Your CPU temperature increases easily and when CPU resource-intensive applications are running it might also result in overheating.
There are three types of thermal paste, namely, metal-based, ceramic-based, and carbon-based. Read up about thermal paste to decide which type is best suited for your computer’s needs.
Start by removing your CPU and clean up debris or older layers of thermal paste. Thermal paste has a special removal kit which makes it easier to remove dried up residue.
Clean up your CPU and ensure all surfaces are dry before applying thermal paste. When applying, do not let thermal paste stick to any other components or CPU case’s inner walls. Clean using its removal kit, in case it spills out.
11. Fans – Broken, Dirty or Malfunctioning
Any problems with your computer’s fans increase heat and make it sound like you are sitting next to a loud engine.
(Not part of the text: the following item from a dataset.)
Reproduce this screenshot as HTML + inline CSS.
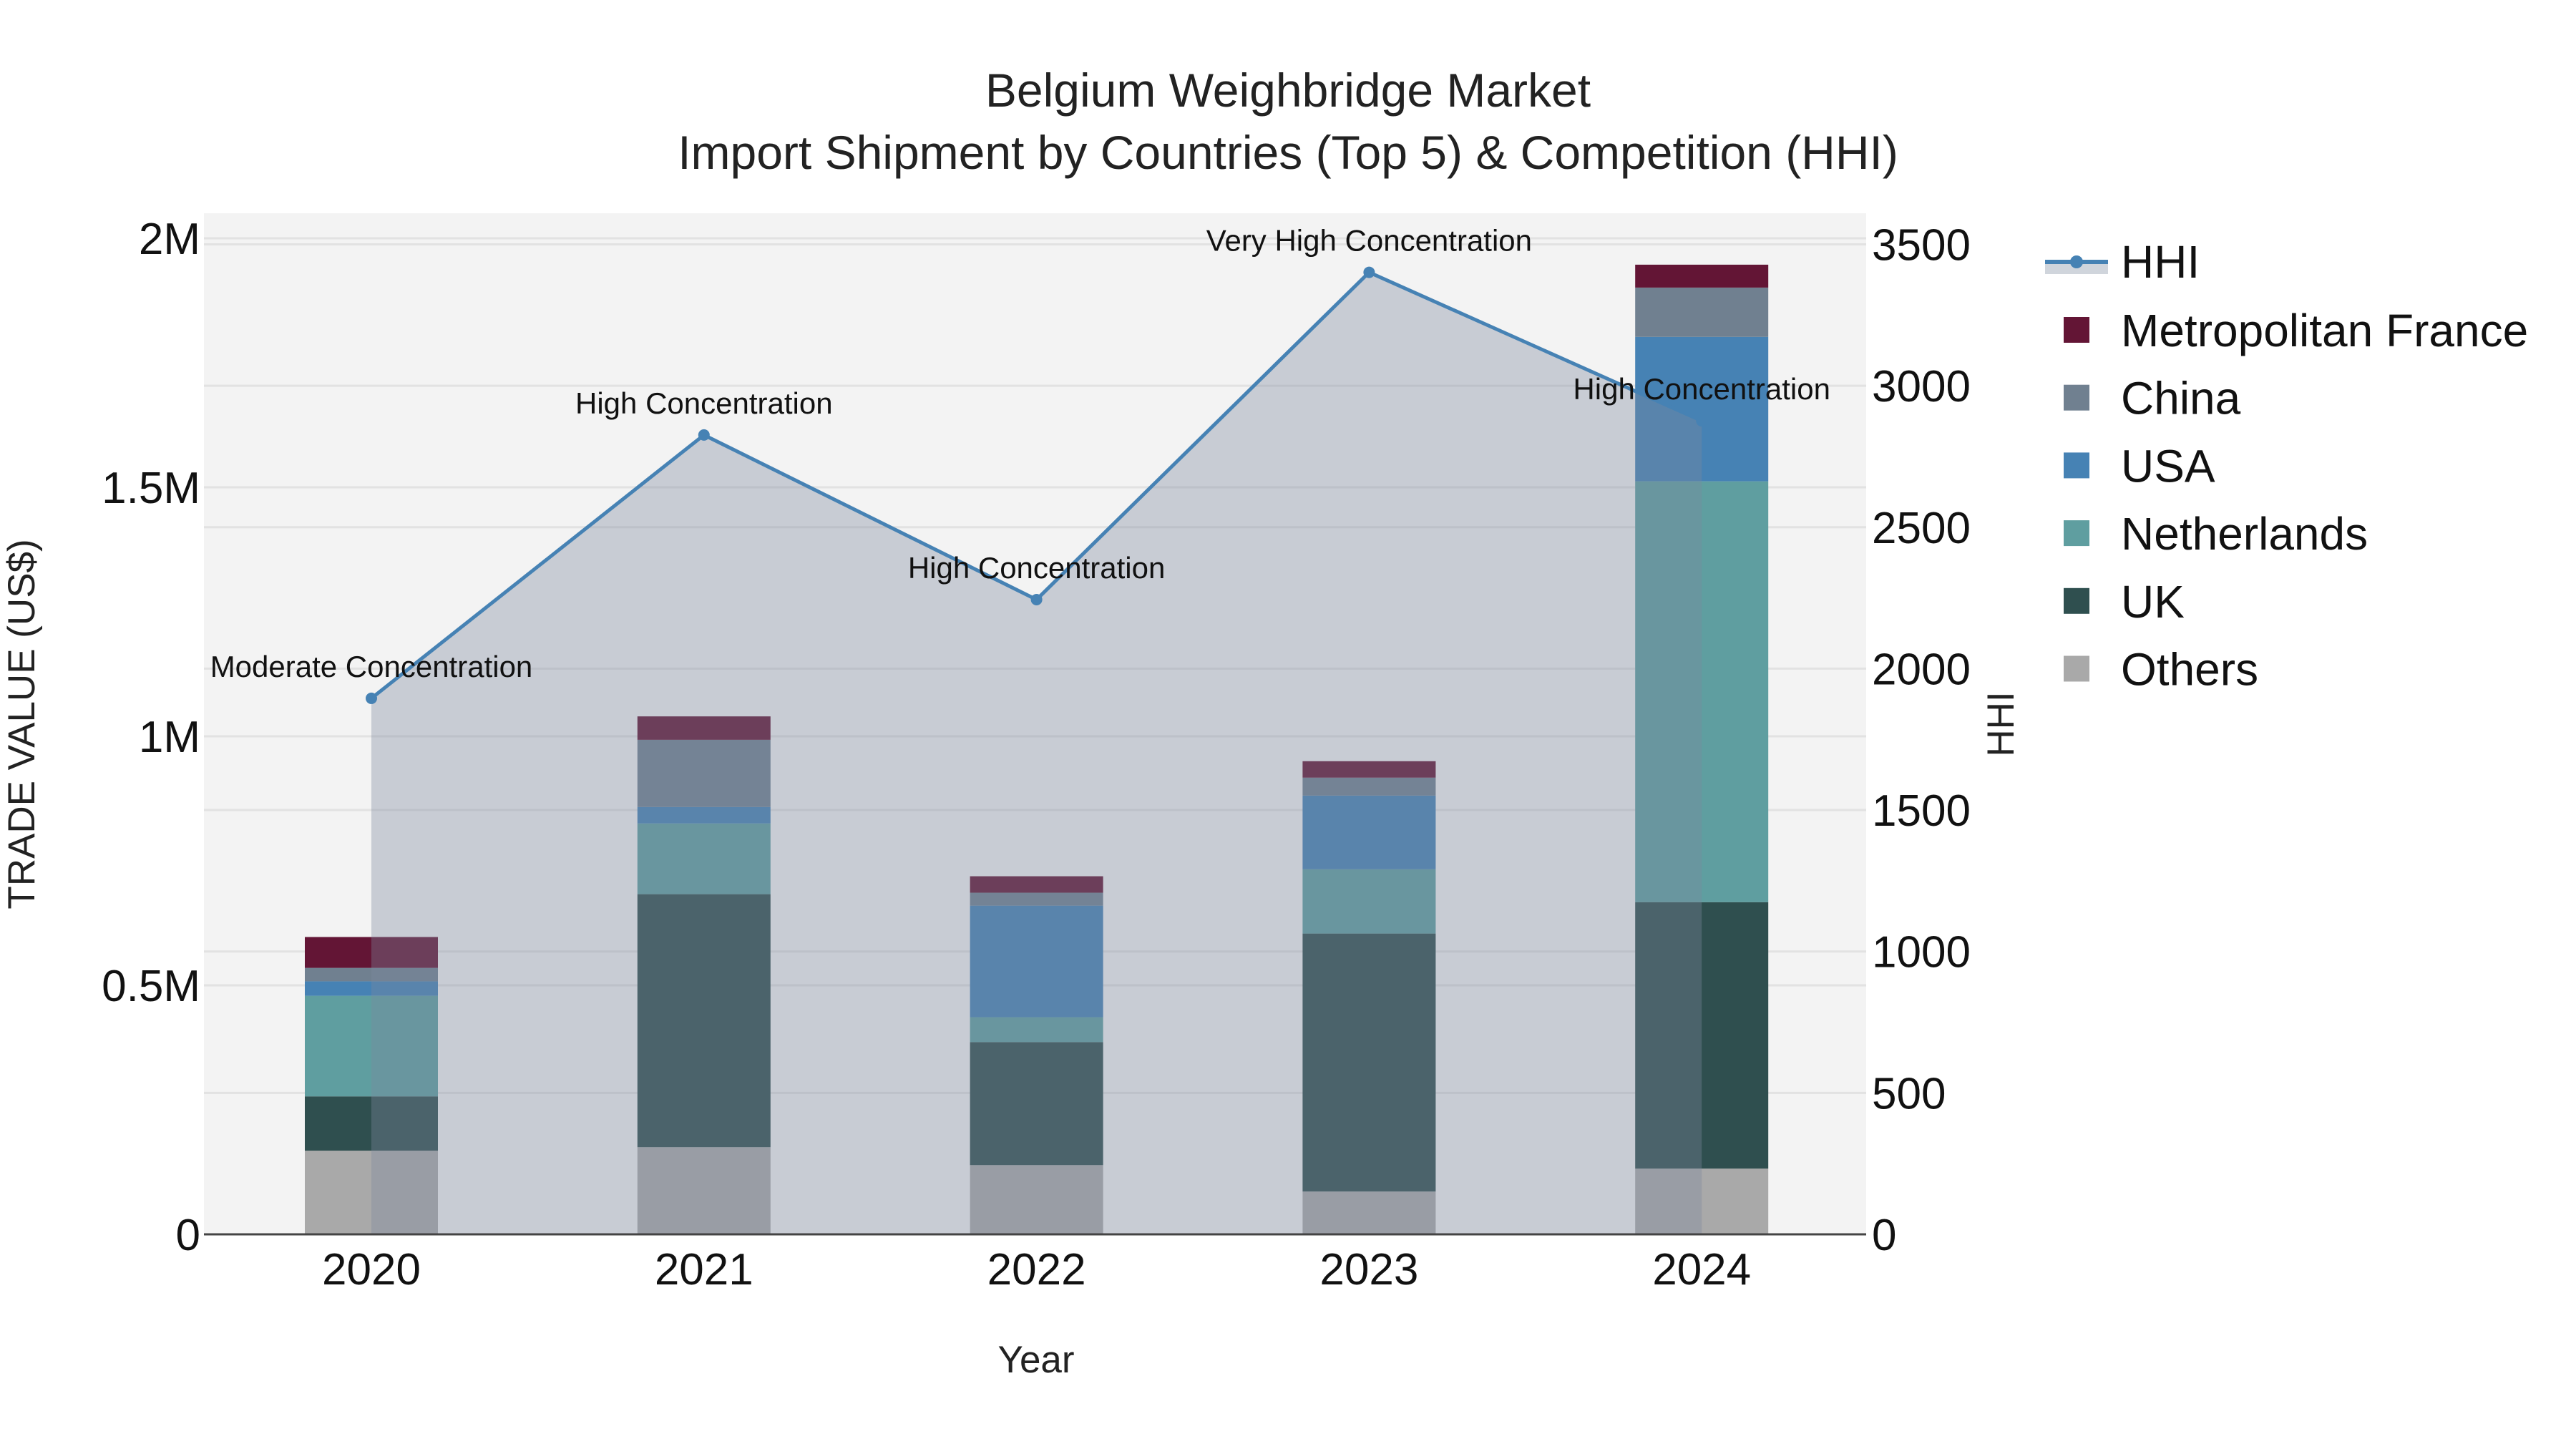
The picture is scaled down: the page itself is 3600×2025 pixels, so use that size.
<!DOCTYPE html>
<html><head><meta charset="utf-8">
<style>
html,body{margin:0;padding:0;background:#fff;}
svg{display:block;font-family:"Liberation Sans",Arial,sans-serif;}
</style></head>
<body>
<svg id="chart" width="3600" height="2025" viewBox="0 0 3600 2025" xmlns="http://www.w3.org/2000/svg">
  <rect x="0" y="0" width="3600" height="2025" fill="#ffffff"/>
  <rect x="285" y="298" width="2323" height="1427" fill="#f3f3f3"/>
  <g id="grid"></g>
  <g id="bars"></g>
  <g id="hhi"></g>
  <g id="axes"></g>
  <text x="1800" y="149" font-size="66" text-anchor="middle" fill="#222">Belgium Weighbridge Market</text>
  <text x="1800" y="236" font-size="66" text-anchor="middle" fill="#222">Import Shipment by Countries (Top 5) &amp; Competition (HHI)</text>
  <text x="1448" y="1918" font-size="53" text-anchor="middle" fill="#222">Year</text>
  <text x="0" y="0" font-size="53" text-anchor="middle" fill="#222" transform="translate(48,1012) rotate(-90)">TRADE VALUE (US$)</text>
  <text x="0" y="0" font-size="53" text-anchor="middle" fill="#222" transform="translate(2814,1012) rotate(-90)">HHI</text>
  <g id="legend"></g>
</svg>
<script>
const years = ["2020","2021","2022","2023","2024"];
const others = [0.168, 0.175, 0.139, 0.086, 0.132];
const uk = [0.109, 0.508, 0.247, 0.518, 0.535];
const netherlands = [0.202, 0.142, 0.050, 0.129, 0.845];
const usa = [0.029, 0.033, 0.224, 0.148, 0.290];
const china = [0.027, 0.135, 0.026, 0.036, 0.099];
const france = [0.062, 0.047, 0.033, 0.033, 0.046];
const hhiValues = [1895, 2826, 2244, 3401, 2876];
const hhiLabels = ["Moderate Concentration","High Concentration","High Concentration","Very High Concentration","High Concentration"];
const yTickValues = [0, 0.5, 1, 1.5, 2];
const yTickLabels = ["0","0.5M","1M","1.5M","2M"];
const y2TickValues = [0,500,1000,1500,2000,2500,3000,3500];
const seriesNames = ["Others","UK","Netherlands","USA","China","Metropolitan France"];
const seriesColors = ["#a9a9a9","#2f4f4f","#5f9ea0","#4682b4","#708090","#631535"];
const seriesData = [others, uk, netherlands, usa, china, france];

const NS = "http://www.w3.org/2000/svg";
const X0 = 285, X1 = 2608, BASE = 1725;
const xPos = i => 519 + i * 464.8;
const yL = v => BASE - v * 696;
const yR = h => BASE - h * 0.3953;
const BW = 186;
function mk(tag, attrs, parent){ const e=document.createElementNS(NS,tag); for(const k in attrs) e.setAttribute(k,attrs[k]); parent.appendChild(e); return e; }

const grid = document.getElementById('grid');
yTickValues.forEach(v=>{ if(v===0) return;
  const l = mk('line',{x1:X0,x2:X1,y1:yL(v),y2:yL(v),stroke:'#e2e2e2','stroke-width':3},grid);
  
  
});
y2TickValues.forEach(v=>{ if(v===0) return;
  const l = mk('line',{x1:X0,x2:X1,y1:yR(v),y2:yR(v),stroke:'#e2e2e2','stroke-width':3},grid);
  
  
});

const bars = document.getElementById('bars');
years.forEach((yr,i)=>{
  let cum = 0;
  seriesData.forEach((arr,s)=>{
    const v = arr[i];
    const r = mk('rect',{x:xPos(i)-BW/2,y:yL(cum+v),width:BW,height:yL(cum)-yL(cum+v),fill:seriesColors[s]},bars);
    
    
    cum += v;
  });
});

const hhi = document.getElementById('hhi');
let d = 'M'+xPos(0)+','+BASE;
hhiValues.forEach((h,i)=>{ d += ' L'+xPos(i)+','+yR(h); });
d += ' L'+xPos(hhiValues.length-1)+','+BASE+' Z';
const area = mk('path',{d:d,fill:'rgba(124,135,157,0.36)'},hhi);


const line = mk('polyline',{points:hhiValues.map((h,i)=>xPos(i)+','+yR(h)).join(' '),fill:'none',stroke:'#4682b4','stroke-width':5},hhi);


hhiValues.forEach((h,i)=>{
  const c = mk('circle',{cx:xPos(i),cy:yR(h),r:8,fill:'#4682b4'},hhi);
  
  
  const t = mk('text',{x:xPos(i),y:yR(h)-30,'font-size':42,'text-anchor':'middle',fill:'#111'},hhi);
  t.textContent = hhiLabels[i];
  
  
});

const axes = document.getElementById('axes');
const zl = mk('line',{x1:X0,x2:X1,y1:BASE,y2:BASE,stroke:'#444','stroke-width':3},axes);


yTickValues.forEach((v,i)=>{
  const t = mk('text',{x:280,y:yL(v)+22,'font-size':62,'text-anchor':'end',fill:'#111'},axes);
  t.textContent = yTickLabels[i];
  
  
});
y2TickValues.forEach(v=>{
  const t = mk('text',{x:2616,y:yR(v)+22,'font-size':62,'text-anchor':'start',fill:'#111'},axes);
  t.textContent = String(v);
  
  
});
years.forEach((yr,i)=>{
  const t = mk('text',{x:xPos(i),y:1795,'font-size':62,'text-anchor':'middle',fill:'#111'},axes);
  t.textContent = yr;
  
  
});

const legend = document.getElementById('legend');
const lg0 = mk('g',{},legend);


mk('rect',{x:2858,y:365,width:88,height:18,fill:'#d0d5dc'},lg0);
mk('line',{x1:2858,x2:2946,y1:366,y2:366,stroke:'#4682b4','stroke-width':6},lg0);
mk('circle',{cx:2902,cy:366,r:9,fill:'#4682b4'},lg0);
const lt0 = mk('text',{x:2964,y:388,'font-size':64,fill:'#111'},lg0);
lt0.textContent = 'HHI';
const legendOrder = [5,4,3,2,1,0];
legendOrder.forEach((s,k)=>{
  const cy = 461 + k*94.7;
  const g = mk('g',{},legend);
  
  
  mk('rect',{x:2884,y:cy-18,width:36,height:36,fill:seriesColors[s]},g);
  const t = mk('text',{x:2964,y:cy+23,'font-size':64,fill:'#111'},g);
  t.textContent = seriesNames[s];
});
</script>
</body></html>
Noisy fans are a result of dirt accumulation or some other malfunction. If you have a water-based cooling system for your computer, you need not care about these fans.
If not, it is necessary to resolve any problems related to these fans immediately as they are necessary for keeping your computer alive and healthy.
Solution:
You need to start by determining a reason why your computer’s fans are not working as they should be. If you have recently cleaned your system, both inside and out dust accumulation can be crossed out as a reason.
If your computer has not been cleaned for a month or two, try cleaning it up before restarting it.
If your fans are still making noise try moving your computer to a cooler place with better airflow. Do not place it close to a wall or other objects which block air flow.
Check your system’s BIOS settings for fan speeds and efficiency or use other dedicated tools to detect if fans are slowing down or speeding up unusually. Monitor and change settings to optimize these functions of these fans.
If your CPU case still has extra space, you can install a new fan.
Configure all fans to ensure they are moving in the same direction. Otherwise, it will only increase heat accumulation as they might be blowing air against each other.
12. Virus and Malware
A virus, malware or worm can lead your computer to produce extra heat as it causes processes to stop working properly.
While some viruses will block programs from operating or opening up, there are some which make them work harder.
In order to keep up with instructions being given by these applications it is necessary for your processor to work faster and harder, contributing to excessive heat production.
Your computer might shut down to keep itself safe, if a virus makes it perform at a 100% of its ability.
Solution:
If you have an antivirus or anti-malware application, update it immediately and start a scan. Do not use any other applications while scanning to prevent loss of work and overheating of your CPU.
Delete all files marked as infected as you can download uninfected copies later on. You might want to make an additional copy of irreplaceable data files and upload them to a cloud.
If you do not have antivirus or anti-malware software on your computer, install it immediately, even a free trial version is enough to get rid of a virus that is preventing your computer from operating properly.
Perform weekly or monthly scans to ensure your system does not get infected again.
13. Hardware and Software CompatibilityÂ
Some applications might be too resource-intensive for your CPU causing it to overwork and produce excessive heat.
Solution:
Always check hardware specifications before installing new software/applications to your system.
Conclusion
If you have purchased your CPU from a reliable brand, you need not worry about why the CPU heats up, as this heat is not harmful and will dissipate.
However, if you have built your own CPU or purchased a custom-built one, you need to check for overclocking as it might be contributing to increased temperatures.